Extract the lines that hold the string "with".

### RECORDS TO PROCESS

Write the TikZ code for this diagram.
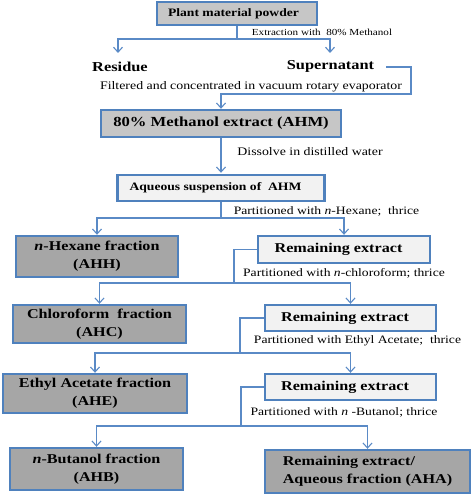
\documentclass[tikz,border=0pt]{standalone}
\usepackage{fontspec}
\setmainfont{Liberation Serif}[
  UprightFont={Liberation Serif},
  BoldFont={Liberation Serif Bold},
  ItalicFont={Liberation Serif Italic},
  BoldItalicFont={Liberation Serif Bold Italic},
  FakeStretch=1.2]
\usetikzlibrary{arrows.meta}
\definecolor{bblue}{HTML}{4F81BD}
\definecolor{cblue}{HTML}{5A8AC6}
\definecolor{midgray}{HTML}{C6C6C6}
\definecolor{darkgray}{HTML}{A6A6A6}
\definecolor{lightgray}{HTML}{F2F2F2}
\tikzset{
  box/.style={draw=bblue, line width=2.4bp, inner sep=0pt, font=\bfseries\fontsize{13.5}{18}\selectfont, align=center},
  midbox/.style={box, fill=midgray},
  darkbox/.style={box, fill=darkgray},
  lightbox/.style={box, fill=lightgray},
  plain/.style={inner sep=0pt, font=\bfseries\fontsize{13.7}{16}\selectfont},
  lbl/.style={inner sep=0pt, font=\fontsize{11.4}{13}\selectfont},
  conn/.style={draw=cblue, line width=1.3bp},
  arr/.style={conn, -{Straight Barb[length=5bp,width=9bp,line width=1.1bp]}}
}
\begin{document}
\begin{tikzpicture}[x=1bp,y=-1bp]
\useasboundingbox (0,0) rectangle (472,496);
% boxes
\node[midbox, minimum width=160bp, minimum height=23bp, font=\bfseries\fontsize{11.4}{14}\selectfont] (plant) at (237,13.5) {Plant material powder\hspace*{7bp}};
\node[plain] (residue) at (120,67) {Residue};
\node[plain] (super) at (330.5,66) {Supernatant};
\node[midbox, minimum width=240bp, minimum height=27bp, font=\bfseries\fontsize{13.9}{16}\selectfont] (ahm) at (221,123.5) {80\% Methanol extract (AHM)};
\node[lightbox, minimum width=207bp, minimum height=26bp, font=\bfseries\fontsize{11.4}{14}\selectfont] (aq) at (221,188) {Aqueous suspension of\ \ AHM\hspace*{11bp}};
\node[darkbox, minimum width=162bp, minimum height=41bp] (hex) at (97,256.5) {\textit{n}-Hexane fraction\\(AHH)};
\node[lightbox, minimum width=172bp, minimum height=27bp] (rem1) at (344,249.5) {Remaining extract\hspace*{11bp}};
\node[darkbox, minimum width=173bp, minimum height=38bp] (chl) at (99.5,324) {Chloroform\ \ fraction\\(AHC)};
\node[lightbox, minimum width=171bp, minimum height=26bp] (rem2) at (350.5,318) {Remaining extract\hspace*{11bp}};
\node[darkbox, minimum width=184bp, minimum height=39bp] (eth) at (95,393.5) {Ethyl Acetate fraction\\(AHE)};
\node[lightbox, minimum width=171bp, minimum height=26bp] (rem3) at (350.5,387) {Remaining extract\hspace*{11bp}};
\node[darkbox, minimum width=173bp, minimum height=42bp] (but) at (96.5,469) {\textit{n}-Butanol fraction\\(AHB)};
\node[darkbox, minimum width=205bp, minimum height=43bp, align=left] (aha) at (367.5,471.5) {Remaining extract/\\Aqueous fraction (AHA)};
% labels
\node[lbl, font=\fontsize{9.3}{11}\selectfont] (l1) at (322,32) {Extraction with\ \ 80\% Methanol};
\node[lbl, font=\fontsize{11.6}{13}\selectfont] (l2) at (251,87) {Filtered and concentrated in vacuum rotary evaporator};
\node[lbl, font=\fontsize{11.6}{13}\selectfont] (l3) at (310,152) {Dissolve in distilled water};
\node[lbl] (l4) at (326.5,211) {Partitioned with \textit{n}-Hexane;\ \ thrice};
\node[lbl] (l5) at (344,273) {Partitioned with \textit{n}-chloroform; thrice};
\node[lbl] (l6) at (357.5,341) {Partitioned with Ethyl Acetate;\ \ thrice};
\node[lbl] (l7) at (344,412) {Partitioned with \textit{n} -Butanol; thrice};
% coordinates
\coordinate (s1) at (237,39);
\coordinate (s1l) at (118,53);
\coordinate (s1r) at (330,53);
\coordinate (sp) at (386,67);
\coordinate (c1) at (411,94);
\coordinate (s2) at (221,218);
\coordinate (k1) at (234,249.5);
\coordinate (s3) at (234,283);
\coordinate (k2) at (240,318);
\coordinate (s4) at (240,353);
\coordinate (k3) at (241,387);
\coordinate (s5) at (241,426);
% connectors
\draw[conn] (plant.south) -- (s1);
\draw[arr] (s1) -| (s1l);
\draw[arr] (s1) -| (s1r);
\draw[arr] (sp) -| (c1) -| (ahm.north);
\draw[arr] (ahm.south) -- ([yshift=1bp]aq.north);
\draw[conn] (aq.south) -- (s2);
\draw[arr] (s2) -| (hex.north);
\draw[arr] (s2) -| (rem1.north);
\draw[conn] (rem1.west) -- (k1) -- (s3);
\draw[arr] (s3) -| (chl.north);
\draw[arr] (s3) -| (rem2.north);
\draw[conn] (rem2.west) -- (k2) -- (s4);
\draw[arr] (s4) -| (eth.north);
\draw[arr] (s4) -| (rem3.north);
\draw[conn] (rem3.west) -- (k3) -- (s5);
\draw[arr] (s5) -| (but.north);
\draw[arr] (s5) -| (aha.north);
\end{tikzpicture}
\end{document}
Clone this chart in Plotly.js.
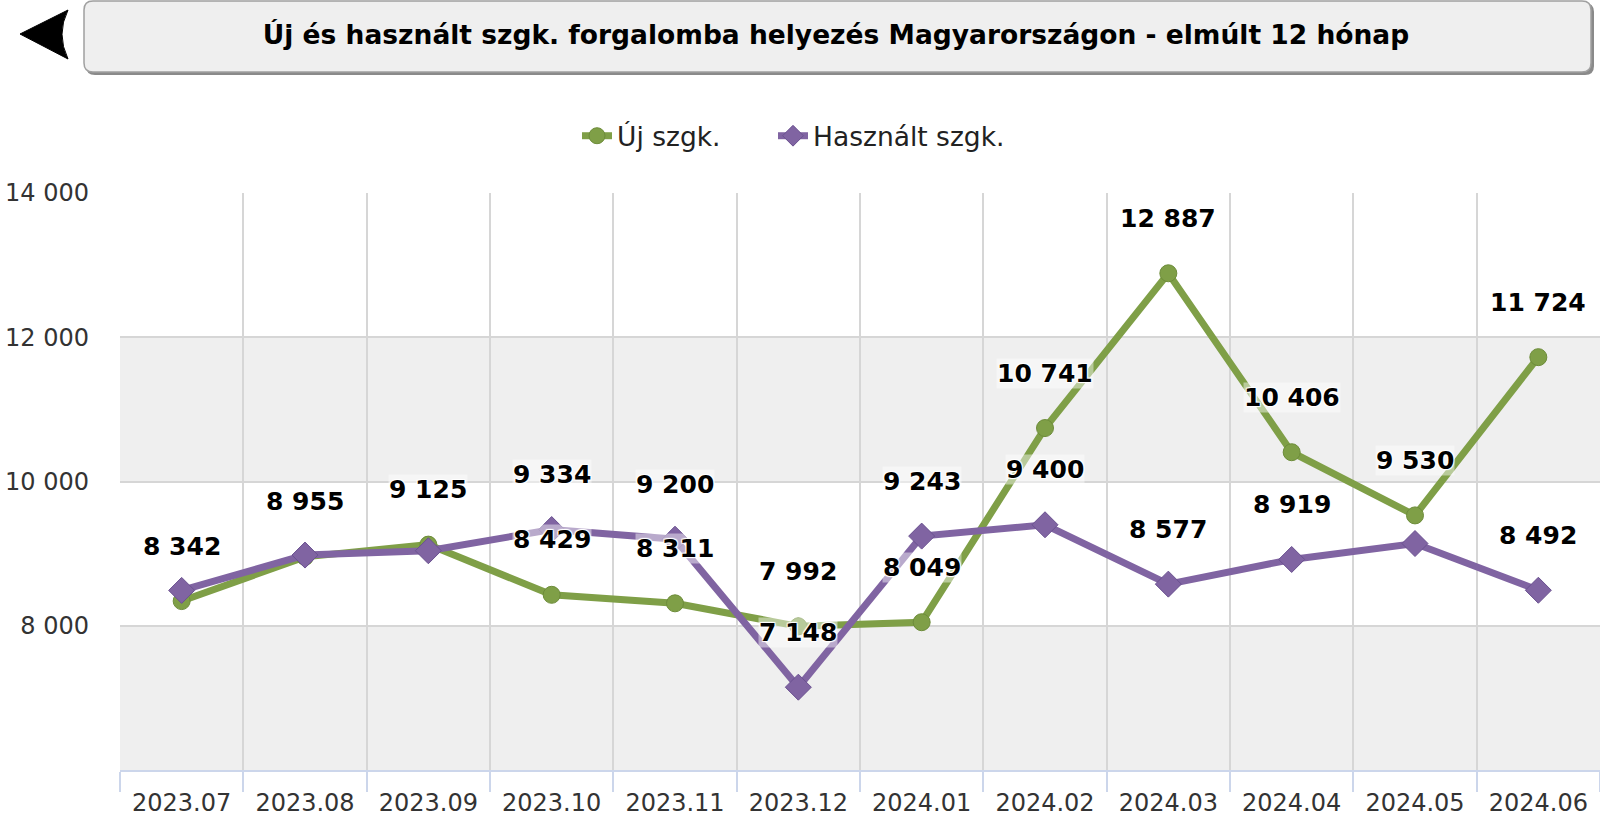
<!DOCTYPE html>
<html>
<head>
<meta charset="utf-8">
<script src="https://cdn.plot.ly/plotly-3.0.1.min.js"></script>
<style>
html,body{margin:0;padding:0;background:#fff;}
#chart{width:1600px;height:825px;}
#err{position:absolute;left:200px;top:300px;color:red;font:14px monospace;}
</style>
</head>
<body>
<div id="chart"></div>
<div id="err"></div>
<script>
// ---- data ----
const months = ["2023.07","2023.08","2023.09","2023.10","2023.11","2023.12","2024.01","2024.02","2024.03","2024.04","2024.05","2024.06"];
const newCars = [8342, 8955, 9125, 8429, 8311, 7992, 8049, 10741, 12887, 10406, 9530, 11724];
const usedCars = [8490, 8980, 9040, 9334, 9200, 7148, 9243, 9400, 8577, 8919, 9140, 8492];
// which labels are visible in the original (overlapping ones hidden)
const newLabelShown = [true,true,true,true,true,true,true,true,true,true,true,true];
const usedLabelShown = [false,false,false,true,true,true,true,true,true,true,false,true];
const seriesNames = ["Új szgk.", "Használt szgk."];
const titleText = "Új és használt szgk. forgalomba helyezés Magyarországon - elmúlt 12 hónap";

try {
// ---- layout geometry (pixels) ----
const W = 1600, H = 825;
const M = {l:120, r:0, t:193, b:55};
const PW = W - M.l - M.r, PH = H - M.t - M.b;
const px = x => (x - M.l) / PW;
const py = y => (H - M.b - y) / PH;

const green = "#7f9f47", purple = "#8064a2";

function fmt(v){ return String(v).replace(/\B(?=(\d{3})+(?!\d))/g, " "); }

const traces = [
  {type:"scatter", mode:"lines+markers", name:seriesNames[0], x:months, y:newCars, legend:"legend",
   line:{color:green, width:7}, marker:{symbol:"circle", size:17, color:green, line:{color:"#6d8c3a", width:1}}},
  {type:"scatter", mode:"lines+markers", name:seriesNames[1], x:months, y:usedCars, legend:"legend2",
   line:{color:purple, width:7}, marker:{symbol:"diamond", size:20, color:purple, line:{color:"#6a5190", width:1}}}
];

const labelFont = {family:"DejaVu Sans", size:25, color:"#000",
  shadow:"1px 1px 1px #fff, -1px -1px 1px #fff, 1px -1px 1px #fff, -1px 1px 1px #fff"};
const annotations = [];
for (let i = 0; i < months.length; i++) {
  if (newLabelShown[i]) annotations.push({x:i, y:newCars[i], xref:"x", yref:"y", text:"<b>"+fmt(newCars[i])+"</b>", showarrow:false, yshift:55, font:labelFont, bgcolor:"rgba(255,255,255,0.45)", borderpad:0});
  if (usedLabelShown[i]) annotations.push({x:i, y:usedCars[i], xref:"x", yref:"y", text:"<b>"+fmt(usedCars[i])+"</b>", showarrow:false, yshift:55, font:labelFont, bgcolor:"rgba(255,255,255,0.45)", borderpad:0});
}

// rounded title box
function roundRect(x0,y0,x1,y1,r){
  const X=px, Y=py;
  return `M ${X(x0+r)} ${Y(y0)} L ${X(x1-r)} ${Y(y0)} Q ${X(x1)} ${Y(y0)} ${X(x1)} ${Y(y0+r)} L ${X(x1)} ${Y(y1-r)} Q ${X(x1)} ${Y(y1)} ${X(x1-r)} ${Y(y1)} L ${X(x0+r)} ${Y(y1)} Q ${X(x0)} ${Y(y1)} ${X(x0)} ${Y(y1-r)} L ${X(x0)} ${Y(y0+r)} Q ${X(x0)} ${Y(y0)} ${X(x0+r)} ${Y(y0)} Z`;
}
const shapes = [
  {type:"rect", xref:"paper", yref:"y", x0:0, x1:1, y0:10000, y1:12000, fillcolor:"#efefef", line:{width:0}, layer:"below"},
  {type:"rect", xref:"paper", yref:"y", x0:0, x1:1, y0:6000, y1:8000, fillcolor:"#efefef", line:{width:0}, layer:"below"},
  {type:"path", xref:"paper", yref:"paper", path:roundRect(86,3,1594,75,9), fillcolor:"#8a8a8a", line:{width:0}, layer:"above"},
  {type:"path", xref:"paper", yref:"paper", path:roundRect(84,1,1591,72,9), fillcolor:"#efefef", line:{color:"#a0a0a0", width:1.5}, layer:"above"},
  {type:"path", xref:"paper", yref:"paper",
   path:`M ${px(20)} ${py(34)} L ${px(68)} ${py(10)} Q ${px(56)} ${py(34)} ${px(68)} ${py(59)} Z`,
   fillcolor:"#000", line:{color:"#000", width:1}, layer:"above"}
];

const legendFont = {family:"DejaVu Sans", size:26.5, color:"#222"};
const layout = {
  width:W, height:H,
  margin:M,
  paper_bgcolor:"#fff", plot_bgcolor:"#fff",
  separators:", ",
  title:{text:"<b>"+titleText+"</b>", x:836/W, xref:"container", xanchor:"center", y:1-35/H, yref:"container", yanchor:"middle",
         font:{family:"DejaVu Sans", size:26.5, color:"#000"}},
  showlegend:true,
  legend:{orientation:"h", x:px(577), xanchor:"left", y:py(136), yanchor:"middle",
          font:legendFont, itemwidth:30, bgcolor:"rgba(0,0,0,0)"},
  legend2:{orientation:"h", x:px(773), xanchor:"left", y:py(136), yanchor:"middle",
          font:legendFont, itemwidth:30, bgcolor:"rgba(0,0,0,0)"},
  xaxis:{type:"category", range:[-0.5, 11.5], tickson:"boundaries", showgrid:true, gridcolor:"#d6d6d6", gridwidth:2,
         showline:true, linecolor:"#ccd6eb", linewidth:2, ticks:"outside", ticklen:20, tickcolor:"#ccd6eb", tickwidth:2,
         tickfont:{family:"DejaVu Sans", size:24, color:"#333"}, ticklabelstandoff:10, fixedrange:true, zeroline:false},
  yaxis:{range:[6000,14000], tickvals:[8000,10000,12000,14000], tickformat:",d", showgrid:true, gridcolor:"#d6d6d6", gridwidth:2,
         zeroline:false, showline:false, ticks:"", ticklabelstandoff:30,
         tickfont:{family:"DejaVu Sans", size:24, color:"#333"}, fixedrange:true},
  shapes:shapes,
  annotations:annotations
};

Plotly.newPlot("chart", traces, layout, {displayModeBar:false, staticPlot:true}).catch(e=>{document.getElementById("err").textContent=String(e);});
} catch(e) { document.getElementById("err").textContent = String(e && e.stack || e); }
</script>
</body>
</html>
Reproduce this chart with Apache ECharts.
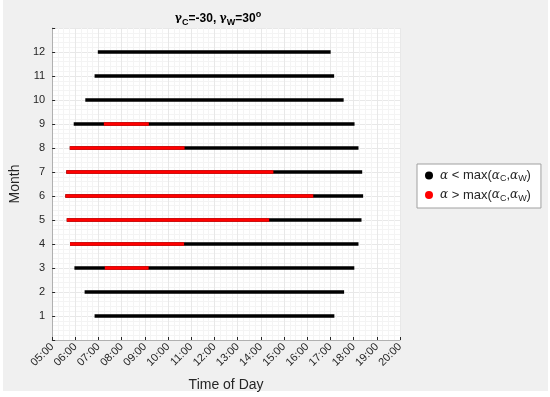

######

**THE RESULT**.
\node[lbl, font=\fontsize{9.3}{11}\selectfont] (l1) at (322,32) {Extraction with\ \ 80\% Methanol};
\node[lbl] (l4) at (326.5,211) {Partitioned with \textit{n}-Hexane;\ \ thrice};
\node[lbl] (l5) at (344,273) {Partitioned with \textit{n}-chloroform; thrice};
\node[lbl] (l6) at (357.5,341) {Partitioned with Ethyl Acetate;\ \ thrice};
\node[lbl] (l7) at (344,412) {Partitioned with \textit{n} -Butanol; thrice};
Reproduce this chart with Apache ECharts.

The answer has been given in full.